Task description | Your task is to quote the listing below exactly, beginning with its first line and ending on the line bearing "import * as".

Collected data |
* begin *

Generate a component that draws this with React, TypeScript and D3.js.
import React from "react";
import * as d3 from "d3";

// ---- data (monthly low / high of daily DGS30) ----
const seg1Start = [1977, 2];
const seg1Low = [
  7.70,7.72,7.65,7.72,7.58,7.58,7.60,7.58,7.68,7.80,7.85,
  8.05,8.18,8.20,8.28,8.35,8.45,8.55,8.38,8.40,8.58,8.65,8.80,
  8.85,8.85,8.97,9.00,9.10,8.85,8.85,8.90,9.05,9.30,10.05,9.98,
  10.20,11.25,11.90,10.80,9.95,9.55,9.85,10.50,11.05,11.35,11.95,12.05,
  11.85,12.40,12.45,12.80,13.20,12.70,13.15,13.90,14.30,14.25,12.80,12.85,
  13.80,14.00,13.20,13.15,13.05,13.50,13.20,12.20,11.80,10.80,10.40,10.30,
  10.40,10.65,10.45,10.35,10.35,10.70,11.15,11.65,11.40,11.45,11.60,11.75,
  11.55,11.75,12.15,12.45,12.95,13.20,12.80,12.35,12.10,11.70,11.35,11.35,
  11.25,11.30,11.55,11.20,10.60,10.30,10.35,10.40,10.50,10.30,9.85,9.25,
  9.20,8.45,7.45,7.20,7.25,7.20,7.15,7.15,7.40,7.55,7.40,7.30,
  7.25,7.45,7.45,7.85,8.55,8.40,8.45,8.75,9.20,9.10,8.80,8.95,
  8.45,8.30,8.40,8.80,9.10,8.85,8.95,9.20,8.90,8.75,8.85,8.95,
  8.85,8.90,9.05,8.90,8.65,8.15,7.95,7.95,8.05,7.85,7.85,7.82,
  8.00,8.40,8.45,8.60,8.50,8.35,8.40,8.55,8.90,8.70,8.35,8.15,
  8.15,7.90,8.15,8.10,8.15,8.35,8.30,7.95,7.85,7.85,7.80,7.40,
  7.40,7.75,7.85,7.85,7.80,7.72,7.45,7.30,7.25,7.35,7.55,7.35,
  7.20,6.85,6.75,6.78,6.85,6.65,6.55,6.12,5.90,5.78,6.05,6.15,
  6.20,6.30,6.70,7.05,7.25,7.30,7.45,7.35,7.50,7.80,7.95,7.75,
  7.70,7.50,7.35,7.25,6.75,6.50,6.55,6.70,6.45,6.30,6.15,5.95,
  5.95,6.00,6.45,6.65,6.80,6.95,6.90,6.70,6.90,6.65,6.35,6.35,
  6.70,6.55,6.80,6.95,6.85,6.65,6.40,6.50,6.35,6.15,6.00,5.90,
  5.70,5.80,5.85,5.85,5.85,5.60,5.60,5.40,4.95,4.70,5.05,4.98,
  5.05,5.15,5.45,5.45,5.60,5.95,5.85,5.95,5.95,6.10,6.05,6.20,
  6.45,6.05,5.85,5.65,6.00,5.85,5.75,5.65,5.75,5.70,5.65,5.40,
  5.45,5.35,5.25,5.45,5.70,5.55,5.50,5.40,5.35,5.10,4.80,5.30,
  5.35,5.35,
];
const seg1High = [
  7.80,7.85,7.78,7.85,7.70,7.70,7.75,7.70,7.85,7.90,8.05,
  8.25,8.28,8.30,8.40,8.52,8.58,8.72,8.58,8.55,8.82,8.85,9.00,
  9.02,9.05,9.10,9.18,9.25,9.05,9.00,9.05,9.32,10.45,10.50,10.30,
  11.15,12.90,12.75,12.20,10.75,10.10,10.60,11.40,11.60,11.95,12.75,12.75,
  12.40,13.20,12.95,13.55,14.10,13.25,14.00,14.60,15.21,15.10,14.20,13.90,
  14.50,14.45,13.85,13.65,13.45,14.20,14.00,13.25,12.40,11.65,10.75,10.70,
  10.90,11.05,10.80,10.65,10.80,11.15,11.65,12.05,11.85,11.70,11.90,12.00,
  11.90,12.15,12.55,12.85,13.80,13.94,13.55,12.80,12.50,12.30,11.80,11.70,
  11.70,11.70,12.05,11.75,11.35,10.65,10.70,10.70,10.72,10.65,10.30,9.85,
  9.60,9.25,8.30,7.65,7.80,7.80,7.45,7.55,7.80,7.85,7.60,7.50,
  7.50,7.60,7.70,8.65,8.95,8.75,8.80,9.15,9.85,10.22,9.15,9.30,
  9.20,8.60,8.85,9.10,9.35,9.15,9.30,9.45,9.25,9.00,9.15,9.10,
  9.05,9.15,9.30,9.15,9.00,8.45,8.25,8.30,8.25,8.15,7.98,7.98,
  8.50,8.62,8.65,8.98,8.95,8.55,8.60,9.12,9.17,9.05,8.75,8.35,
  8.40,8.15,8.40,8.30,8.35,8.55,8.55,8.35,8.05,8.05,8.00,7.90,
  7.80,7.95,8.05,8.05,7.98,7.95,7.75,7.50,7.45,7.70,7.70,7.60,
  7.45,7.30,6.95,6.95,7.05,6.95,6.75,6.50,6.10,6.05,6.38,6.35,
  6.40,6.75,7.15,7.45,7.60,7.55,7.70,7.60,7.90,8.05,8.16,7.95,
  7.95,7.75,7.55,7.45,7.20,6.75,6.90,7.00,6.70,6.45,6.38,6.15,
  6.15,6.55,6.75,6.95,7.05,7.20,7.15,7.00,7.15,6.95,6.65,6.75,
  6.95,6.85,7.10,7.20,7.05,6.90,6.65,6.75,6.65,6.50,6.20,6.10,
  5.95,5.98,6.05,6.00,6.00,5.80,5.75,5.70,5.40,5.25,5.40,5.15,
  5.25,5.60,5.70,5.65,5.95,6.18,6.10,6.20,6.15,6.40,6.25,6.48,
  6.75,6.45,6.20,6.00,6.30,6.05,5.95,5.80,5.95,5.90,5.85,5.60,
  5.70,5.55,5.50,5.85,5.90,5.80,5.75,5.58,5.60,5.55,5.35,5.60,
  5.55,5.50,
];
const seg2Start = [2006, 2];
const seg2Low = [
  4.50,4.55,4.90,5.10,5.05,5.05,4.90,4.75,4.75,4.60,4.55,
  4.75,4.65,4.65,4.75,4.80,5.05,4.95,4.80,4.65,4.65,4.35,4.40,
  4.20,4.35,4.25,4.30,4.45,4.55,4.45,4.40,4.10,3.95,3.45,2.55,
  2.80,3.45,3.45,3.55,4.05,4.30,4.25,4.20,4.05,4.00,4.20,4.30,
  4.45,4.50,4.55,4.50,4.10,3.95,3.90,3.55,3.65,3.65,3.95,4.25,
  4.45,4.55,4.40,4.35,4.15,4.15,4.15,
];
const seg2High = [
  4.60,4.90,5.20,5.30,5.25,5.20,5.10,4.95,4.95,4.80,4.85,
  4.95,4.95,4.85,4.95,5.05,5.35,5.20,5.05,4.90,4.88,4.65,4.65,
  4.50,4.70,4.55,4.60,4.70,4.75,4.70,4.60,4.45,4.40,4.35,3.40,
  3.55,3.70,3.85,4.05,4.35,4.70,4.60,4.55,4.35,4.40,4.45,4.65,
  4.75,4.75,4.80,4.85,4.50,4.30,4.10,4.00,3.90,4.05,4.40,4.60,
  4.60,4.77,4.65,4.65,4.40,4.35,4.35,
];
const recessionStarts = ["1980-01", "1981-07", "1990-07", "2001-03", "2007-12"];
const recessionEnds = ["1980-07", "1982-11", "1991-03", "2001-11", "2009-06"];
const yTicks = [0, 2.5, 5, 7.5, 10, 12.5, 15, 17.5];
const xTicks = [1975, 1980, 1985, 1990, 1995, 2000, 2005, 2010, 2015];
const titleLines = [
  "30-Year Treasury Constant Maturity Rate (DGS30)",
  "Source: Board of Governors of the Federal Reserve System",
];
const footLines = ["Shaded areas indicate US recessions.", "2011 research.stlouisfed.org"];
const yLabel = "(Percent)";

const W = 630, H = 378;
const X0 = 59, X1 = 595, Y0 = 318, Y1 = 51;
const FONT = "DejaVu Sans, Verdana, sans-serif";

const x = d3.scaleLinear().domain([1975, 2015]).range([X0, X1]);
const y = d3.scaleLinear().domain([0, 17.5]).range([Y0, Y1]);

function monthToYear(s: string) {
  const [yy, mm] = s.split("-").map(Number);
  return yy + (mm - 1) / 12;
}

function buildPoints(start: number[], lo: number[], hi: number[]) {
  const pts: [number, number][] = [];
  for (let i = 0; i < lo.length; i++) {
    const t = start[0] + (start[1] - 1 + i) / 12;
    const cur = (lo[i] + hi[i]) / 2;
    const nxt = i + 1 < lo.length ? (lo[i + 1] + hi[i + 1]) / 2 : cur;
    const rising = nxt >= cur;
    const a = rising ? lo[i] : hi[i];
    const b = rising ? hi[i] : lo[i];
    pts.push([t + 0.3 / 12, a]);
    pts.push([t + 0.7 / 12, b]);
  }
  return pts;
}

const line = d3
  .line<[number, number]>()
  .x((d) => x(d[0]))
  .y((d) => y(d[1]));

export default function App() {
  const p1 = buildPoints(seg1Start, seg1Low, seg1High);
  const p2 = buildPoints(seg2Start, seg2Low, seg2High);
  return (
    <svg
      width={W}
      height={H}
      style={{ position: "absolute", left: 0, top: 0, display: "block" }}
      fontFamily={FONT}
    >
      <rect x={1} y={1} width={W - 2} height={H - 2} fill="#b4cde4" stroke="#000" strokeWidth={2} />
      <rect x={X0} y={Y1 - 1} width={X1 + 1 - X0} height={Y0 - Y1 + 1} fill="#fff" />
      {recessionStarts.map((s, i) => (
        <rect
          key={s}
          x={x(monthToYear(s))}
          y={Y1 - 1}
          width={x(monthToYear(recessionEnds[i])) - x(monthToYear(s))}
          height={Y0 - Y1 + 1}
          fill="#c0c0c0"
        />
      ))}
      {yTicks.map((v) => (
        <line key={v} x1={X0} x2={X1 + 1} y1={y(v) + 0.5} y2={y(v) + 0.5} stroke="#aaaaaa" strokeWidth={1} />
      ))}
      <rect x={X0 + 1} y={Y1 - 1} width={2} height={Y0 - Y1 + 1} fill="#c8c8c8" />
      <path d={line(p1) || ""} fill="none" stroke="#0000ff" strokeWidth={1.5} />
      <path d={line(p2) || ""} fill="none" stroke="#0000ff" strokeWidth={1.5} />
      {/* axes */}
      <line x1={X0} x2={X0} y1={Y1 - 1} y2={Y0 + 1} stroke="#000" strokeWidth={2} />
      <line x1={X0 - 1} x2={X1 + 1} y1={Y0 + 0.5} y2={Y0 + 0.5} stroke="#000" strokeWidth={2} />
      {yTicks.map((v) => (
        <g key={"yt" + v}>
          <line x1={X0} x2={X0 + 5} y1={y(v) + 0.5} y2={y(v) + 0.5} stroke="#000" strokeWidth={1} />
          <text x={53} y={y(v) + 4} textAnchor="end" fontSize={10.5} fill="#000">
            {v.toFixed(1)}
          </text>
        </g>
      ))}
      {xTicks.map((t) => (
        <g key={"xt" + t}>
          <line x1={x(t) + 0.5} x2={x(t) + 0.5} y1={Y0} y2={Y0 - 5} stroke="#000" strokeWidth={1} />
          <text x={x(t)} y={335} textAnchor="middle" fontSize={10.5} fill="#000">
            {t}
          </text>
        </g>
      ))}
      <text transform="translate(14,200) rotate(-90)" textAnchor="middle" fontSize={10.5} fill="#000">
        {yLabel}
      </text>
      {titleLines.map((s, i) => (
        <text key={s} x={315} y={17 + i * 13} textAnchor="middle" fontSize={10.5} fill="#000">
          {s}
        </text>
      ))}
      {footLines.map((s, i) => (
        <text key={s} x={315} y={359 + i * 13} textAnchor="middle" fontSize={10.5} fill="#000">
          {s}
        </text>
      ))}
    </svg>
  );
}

* end *

Exercise solution |
Generate a component that draws this with React, TypeScript and D3.js.
import React from "react";
import * as d3 from "d3";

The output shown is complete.